So can we or can we NOT parse access token?

Ivan Kurnosov 20 Reputation points
2024-02-08T21:19:59.1666667+00:00

Hi, I've implemented the auth code grant flow. In my flow the scope specified is scope=https://custom-app.com/role And after the access token is issued the aud is correspondingly points to my application: "aud": "https://custom-app.com Now, can you please help me decipher the warning from the https://learn.microsoft.com/en-us/entra/identity-platform/v2-oauth2-auth-code-flow#refresh-the-access-token documentation page:

Warning
Don't attempt to validate or read tokens for any API you don't own, including the tokens in this example, in your code. Tokens for Microsoft services can use a special format that will not validate as a JWT, and may also be encrypted for consumer (Microsoft account) users. While reading tokens is a useful debugging and learning tool, do not take dependencies on this in your code or assume specifics about tokens that aren't for an API you control.
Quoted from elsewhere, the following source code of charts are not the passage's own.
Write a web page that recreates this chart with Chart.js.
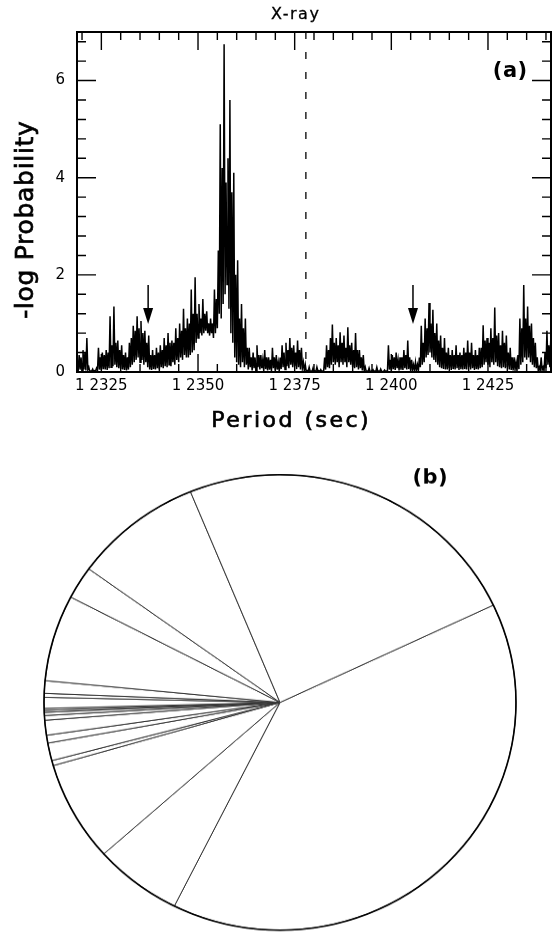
<!DOCTYPE html>
<html><head><meta charset="utf-8">
<script src="https://cdn.jsdelivr.net/npm/chart.js@4.4.1/dist/chart.umd.min.js"></script>
<style>
html,body{margin:0;padding:0;background:#fff;}
body{width:555px;height:932px;position:relative;overflow:hidden;}
#c1{position:absolute;left:0;top:0;}
#pieWrap{position:absolute;left:0;top:444.8px;width:555px;height:507px;transform-origin:0 0;transform:scaleY(0.965);}
#c2{position:absolute;left:0;top:0;}
</style></head><body>
<canvas id="c1" width="555" height="440"></canvas>
<div id="pieWrap"><canvas id="c2" width="555" height="507"></canvas></div>
<script>
// ---------- panel (a) data ----------
const periodStart = 12318.75;   // first sample (sec)
const periodStep = 0.5;         // spacing of the local maxima below (sec)
// local maxima of -log P, one every 0.5 s
const logProbPeaks = [
  0.25, 0.35, 0.3, 0.45, 0.4, 0.7, 0.1, 0.02, 0.06, 0.03,
  0.08, 0.5, 0.3, 0.4, 0.35, 0.45, 0.4, 1.15, 0.55, 1.35,
  0.6, 0.65, 0.45, 0.55, 0.35, 0.4, 0.3, 0.6, 0.7, 0.95,
  0.85, 1.15, 0.9, 1.05, 0.8, 0.85, 0.6, 0.75, 0.35, 0.45,
  0.35, 0.5, 0.4, 0.55, 0.45, 0.7, 0.55, 0.8, 0.6, 0.65,
  0.6, 0.9, 0.7, 1.0, 0.85, 1.3, 0.9, 1.1, 1.0, 1.7,
  1.2, 1.95, 1.2, 1.4, 1.1, 1.5, 1.2, 1.25, 1.0, 1.1,
  1.0, 1.7, 1.5, 2.5, 5.1, 4.2, 6.75, 3.9, 4.4, 5.6,
  3.7, 4.1, 2.0, 2.3, 1.1, 1.4, 0.9, 1.1, 0.5, 0.5,
  0.3, 0.4, 0.3, 0.55, 0.35, 0.35, 0.25, 0.45, 0.3, 0.3,
  0.25, 0.5, 0.3, 0.35, 0.2, 0.3, 0.55, 0.4, 0.6, 0.45,
  0.7, 0.5, 0.55, 0.4, 0.65, 0.45, 0.5, 0.2, 0.15, 0.03,
  0.1, 0.02, 0.08, 0.02, 0.1, 0.03, 0.05, 0.02, 0.3, 0.55,
  0.45, 0.7, 0.98, 0.6, 0.7, 0.55, 0.82, 0.6, 0.75, 0.5,
  0.92, 0.55, 0.6, 0.45, 0.8, 0.45, 0.45, 0.3, 0.35, 0.1,
  0.02, 0.08, 0.01, 0.05, 0.02, 0.1, 0.02, 0.06, 0.01, 0.04,
  0.02, 0.55, 0.25, 0.35, 0.3, 0.4, 0.25, 0.3, 0.3, 0.45,
  0.35, 0.65, 0.3, 0.25, 0.15, 0.2, 0.15, 0.3, 0.95, 0.6,
  1.1, 0.9, 1.42, 1.0, 1.28, 0.8, 1.0, 0.65, 0.75, 0.5,
  0.7, 0.4, 0.5, 0.35, 0.45, 0.35, 0.55, 0.35, 0.4, 0.35,
  0.5, 0.4, 0.65, 0.4, 0.6, 0.35, 0.45, 0.35, 0.5, 0.5,
  0.96, 0.65, 0.7, 0.6, 0.9, 0.7, 1.33, 0.75, 0.8, 0.55,
  0.85, 0.6, 0.75, 0.4, 0.5, 0.3, 0.3, 0.2, 0.35, 1.1,
  0.9, 1.79, 1.1, 1.35, 0.95, 1.0, 0.7, 0.6, 0.3, 0.1,
  0.3, 0.1, 0.4, 0.85, 0.55, 0.7, 0.5
];
// local minima between successive maxima (0.25 s after each maximum)
const logProbTroughs = [
  0.02, 0.05, 0.02, 0.05, 0.03, 0.05, 0.01, 0.02, 0.01, 0.02,
  0.03, 0.05, 0.04, 0.06, 0.05, 0.04, 0.08, 0.1, 0.12, 0.15,
  0.1, 0.08, 0.06, 0.05, 0.04, 0.03, 0.05, 0.1, 0.15, 0.2,
  0.25, 0.3, 0.2, 0.25, 0.15, 0.2, 0.1, 0.05, 0.04, 0.06,
  0.05, 0.08, 0.05, 0.1, 0.08, 0.12, 0.1, 0.15, 0.12, 0.2,
  0.15, 0.25, 0.2, 0.3, 0.25, 0.35, 0.3, 0.3, 0.35, 0.4,
  0.45, 0.6, 0.7, 0.8, 0.75, 0.8, 0.85, 0.8, 0.75, 0.8,
  0.7, 0.8, 0.9, 1.2, 1.1, 1.4, 1.6, 1.8, 1.3, 0.8,
  0.6, 0.3, 0.2, 0.15, 0.1, 0.2, 0.1, 0.15, 0.05, 0.1,
  0.03, 0.08, 0.02, 0.1, 0.05, 0.08, 0.02, 0.06, 0.03, 0.05,
  0.02, 0.08, 0.03, 0.05, 0.02, 0.06, 0.1, 0.05, 0.12, 0.08,
  0.15, 0.1, 0.12, 0.06, 0.1, 0.05, 0.08, 0.02, 0.01, 0.01,
  0.01, 0.01, 0.01, 0.01, 0.02, 0.01, 0.01, 0.02, 0.05, 0.1,
  0.08, 0.15, 0.2, 0.15, 0.2, 0.1, 0.2, 0.15, 0.2, 0.1,
  0.2, 0.15, 0.1, 0.08, 0.1, 0.05, 0.08, 0.03, 0.03, 0.01,
  0.01, 0.01, 0.01, 0.01, 0.01, 0.01, 0.01, 0.01, 0.01, 0.01,
  0.02, 0.05, 0.03, 0.06, 0.04, 0.08, 0.03, 0.05, 0.04, 0.08,
  0.05, 0.06, 0.03, 0.05, 0.02, 0.04, 0.02, 0.1, 0.15, 0.2,
  0.3, 0.35, 0.4, 0.3, 0.25, 0.2, 0.15, 0.1, 0.08, 0.06,
  0.05, 0.05, 0.08, 0.04, 0.06, 0.05, 0.08, 0.04, 0.06, 0.05,
  0.06, 0.05, 0.1, 0.05, 0.08, 0.04, 0.06, 0.05, 0.08, 0.1,
  0.15, 0.2, 0.15, 0.1, 0.2, 0.15, 0.2, 0.12, 0.1, 0.08,
  0.1, 0.08, 0.1, 0.05, 0.04, 0.03, 0.05, 0.02, 0.06, 0.15,
  0.2, 0.3, 0.25, 0.3, 0.2, 0.15, 0.1, 0.08, 0.03, 0.02,
  0.04, 0.02, 0.08, 0.15, 0.1, 0.12
];
const xMin = 12318.7, xMax = 12441.3;
const yMin = 0, yMax = 7;
const xMajorTicks = [12325, 12350, 12375, 12400, 12425];
const xTickLabels = ['1 2325', '1 2350', '1 2375', '1 2400', '1 2425'];
const xMinorTicks = [12320, 12325, 12330, 12335, 12340, 12345, 12350, 12355, 12360, 12365,
  12370, 12375, 12380, 12385, 12390, 12395, 12400, 12405, 12410, 12415, 12420, 12425,
  12430, 12435, 12440];
const yMajorTicks = [0, 2, 4, 6];
const yTickLabels = ['0', '2', '4', '6'];
const yMinorTicks = [0, 0.4, 0.8, 1.2, 1.6, 2, 2.4, 2.8, 3.2, 3.6, 4, 4.4, 4.8, 5.2, 5.6, 6, 6.4, 6.8];
const dashPeriod = 12377.9;
const arrowPeriods = [12337.1, 12405.6];
const arrowTopValue = 1.79;
const arrowTipValue = 0.99;

// ---------- panel (b) data (slice sizes in degrees) ----------
const pieValues = [141.9, 21.7, 25.6, 1.3, 4.5, 2.0, 3.8, 1.2, 0.8, 0.5, 0.5, 2.8, 1.0, 3.2, 22.05, 8.35, 31.8, 87.0];
const pieRotation = 64.7;

const FONT = '"DejaVu Sans", sans-serif';

// maxima and minima alternate along the period axis
const seriesPoints = [];
logProbPeaks.forEach((v, i) => {
  const p = periodStart + i * periodStep;
  seriesPoints.push({x: p, y: v});
  if (i < logProbTroughs.length) seriesPoints.push({x: p + periodStep / 2, y: logProbTroughs[i]});
});

function drawText(ctx, txt, x, y, font, spacing, rot, stroke) {
  ctx.save();
  ctx.translate(x, y);
  if (rot) ctx.rotate(rot);
  ctx.font = font;
  ctx.letterSpacing = spacing + 'px';
  ctx.textAlign = 'center';
  ctx.textBaseline = 'middle';
  ctx.fillStyle = '#000';
  ctx.fillText(txt, spacing / 2, 0);
  if (stroke) {
    ctx.strokeStyle = '#000';
    ctx.lineWidth = stroke;
    ctx.strokeText(txt, spacing / 2, 0);
  }
  ctx.restore();
}

const topDecor = {
  id: 'topDecor',
  afterDatasetsDraw(chart) {
    const {ctx, chartArea: a, scales: {x, y}} = chart;
    ctx.save();
    ctx.strokeStyle = '#000';
    ctx.fillStyle = '#000';
    ctx.lineWidth = 1.4;
    xMinorTicks.forEach(v => {
      const px = x.getPixelForValue(v);
      const len = xMajorTicks.includes(v) ? 18 : 8;
      ctx.beginPath();
      ctx.moveTo(px, a.top); ctx.lineTo(px, a.top + len);
      ctx.moveTo(px, a.bottom); ctx.lineTo(px, a.bottom - len);
      ctx.stroke();
    });
    yMinorTicks.forEach(v => {
      const py = y.getPixelForValue(v);
      const len = yMajorTicks.includes(v) ? 19 : 9;
      ctx.beginPath();
      ctx.moveTo(a.left, py); ctx.lineTo(a.left + len, py);
      ctx.moveTo(a.right, py); ctx.lineTo(a.right - len, py);
      ctx.stroke();
    });
    ctx.lineWidth = 2;
    ctx.strokeRect(a.left, a.top, a.right - a.left, a.bottom - a.top);
    // dashed line
    const dx = x.getPixelForValue(dashPeriod);
    ctx.lineWidth = 1.3;
    ctx.setLineDash([7, 13]);
    ctx.beginPath(); ctx.moveTo(dx, a.top); ctx.lineTo(dx, a.bottom); ctx.stroke();
    ctx.setLineDash([]);
    // arrows
    arrowPeriods.forEach(p => {
      const px = x.getPixelForValue(p);
      const yt = y.getPixelForValue(arrowTopValue);
      const yp = y.getPixelForValue(arrowTipValue);
      ctx.lineWidth = 1.5;
      ctx.beginPath(); ctx.moveTo(px, yt); ctx.lineTo(px, yp - 10); ctx.stroke();
      ctx.beginPath();
      ctx.moveTo(px - 5, yp - 16); ctx.lineTo(px + 5, yp - 16); ctx.lineTo(px, yp);
      ctx.closePath(); ctx.fill();
    });
    ctx.restore();
    drawText(ctx, 'X-ray', 295, 15, '16px ' + FONT, 1.5, 0, 0.3);
    drawText(ctx, '(a)', 510, 72, 'bold 21px ' + FONT, 0.5);
    drawText(ctx, '-log Probability', 26, 220, '25px ' + FONT, 0.7, -Math.PI / 2, 0.7);
    drawText(ctx, 'Period (sec)', 290, 421, '22px ' + FONT, 2.5, 0, 0.7);
  }
};

new Chart(document.getElementById('c1'), {
  type: 'line',
  data: {
    datasets: [{
      data: seriesPoints,
      borderColor: '#000',
      borderWidth: 1.5,
      pointRadius: 0,
      tension: 0,
      fill: false
    }]
  },
  options: {
    responsive: false,
    animation: false,
    events: [],
    layout: {padding: {top: 32, right: 4, left: 0, bottom: 0}},
    plugins: {legend: {display: false}, tooltip: {enabled: false}, title: {display: false}},
    scales: {
      x: {
        type: 'linear', min: xMin, max: xMax,
        afterBuildTicks: s => { s.ticks = xMajorTicks.map(v => ({value: v})); },
        afterFit: s => { s.height = 68; },
        ticks: {
          autoSkip: false, maxRotation: 0, padding: 5, color: '#000',
          font: {family: FONT, size: 15},
          callback: v => xTickLabels[xMajorTicks.indexOf(v)]
        },
        grid: {display: false, drawTicks: false},
        border: {display: false}
      },
      y: {
        min: yMin, max: yMax,
        afterBuildTicks: s => { s.ticks = yMajorTicks.map(v => ({value: v})); },
        afterFit: s => { s.width = 77; },
        ticks: {
          padding: 12, color: '#000',
          font: {family: FONT, size: 15},
          callback: v => yTickLabels[yMajorTicks.indexOf(v)]
        },
        grid: {display: false, drawTicks: false},
        border: {display: false}
      }
    }
  },
  plugins: [topDecor]
});

const pieDecor = {
  id: 'pieDecor',
  afterDatasetsDraw(chart) {
    const arc = chart.getDatasetMeta(0).data[0];
    const ctx = chart.ctx;
    ctx.save();
    ctx.strokeStyle = '#000';
    ctx.lineWidth = 1.6;
    ctx.beginPath();
    ctx.arc(arc.x, arc.y, arc.outerRadius, 0, Math.PI * 2);
    ctx.stroke();
    ctx.restore();
    drawText(ctx, '(b)', 430, 34.4, 'bold 21px ' + FONT, 0.5);
  }
};

new Chart(document.getElementById('c2'), {
  type: 'pie',
  data: {
    labels: pieValues.map((v, i) => 'slice ' + (i + 1)),
    datasets: [{
      data: pieValues,
      backgroundColor: '#fff',
      borderColor: '#333',
      borderWidth: 1
    }]
  },
  options: {
    responsive: false,
    animation: false,
    events: [],
    rotation: pieRotation,
    layout: {padding: {left: 43.5, right: 38.5, top: 30, bottom: 3.5}},
    plugins: {legend: {display: false}, tooltip: {enabled: false}}
  },
  plugins: [pieDecor]
});
</script></body></html>
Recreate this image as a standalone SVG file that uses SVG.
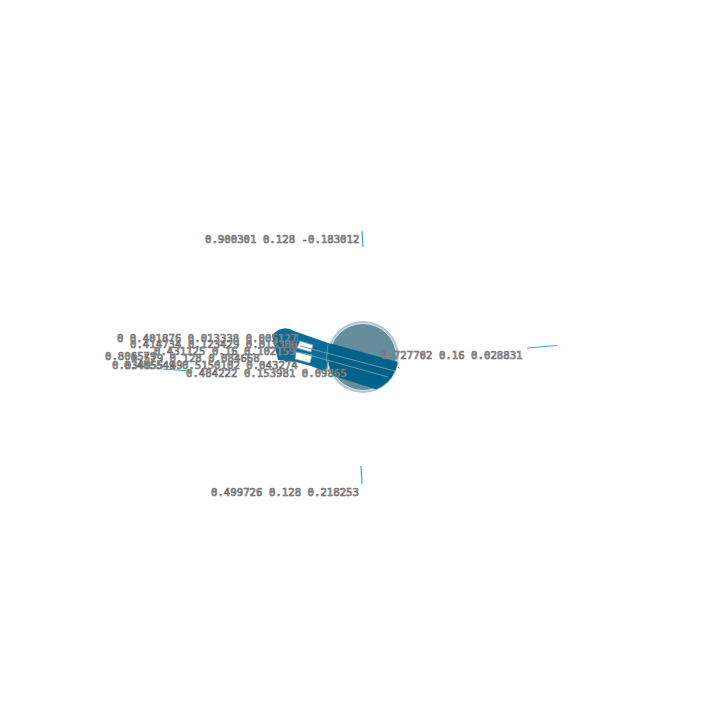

From what I understand - this particular warning is not applicable to me, as the token issued is for my application (because it has the corresponding aud). But still it's either a language barrier or the warning is worded in a confusing way. Hence: can I decode access token and rely on its structure as described at https://learn.microsoft.com/en-us/entra/identity-platform/access-token-claims-reference ? I need this token to authenticate the user (know who they are) and authorise them (know what roles they have), and at the moment - the token contains all details I need. Thank you :-)

Microsoft Entra ID
Microsoft Entra ID
A Microsoft Entra identity service that provides identity management and access control capabilities. Replaces Azure Active Directory.
20,629 questions
0 comments No comments
{count} votes

Accepted answer
  1. Vasil Michev 100.2K Reputation points MVP
    2024-02-09T08:04:59.01+00:00

    It depends on the app type/auth flow used. The statement above is a bit generic, as it tries to summarize things. You can, and should validate tokens when "you" are representing the resource API. Quote:

    Only in specific scenarios should applications validate a token:

    • Web APIs must validate access tokens sent to them by a client. They must only accept tokens containing one of their AppId URIs as the aud claim.
    • Web apps must validate ID tokens sent to them by using the user's browser in the hybrid flow, before allowing access to a user's data or establishing a session.

    APIs and web applications must only validate tokens that have an aud claim that matches the application. Other resources may have custom token validation rules. For example, you can't validate tokens for Microsoft Graph according to these rules due to their proprietary format. Validating and accepting tokens meant for another resource is an example of the confused deputy problem.

    There are in fact multiple documents that guide you over the process of validating an access token: https://learn.microsoft.com/en-us/entra/identity-platform/claims-validation

    Even outside of these scenarios, decoding a token can provide useful troubleshooting information, but it's not something that you should rely on (not always possible, and "your" validation has zero effect on the actual validation from the resource API).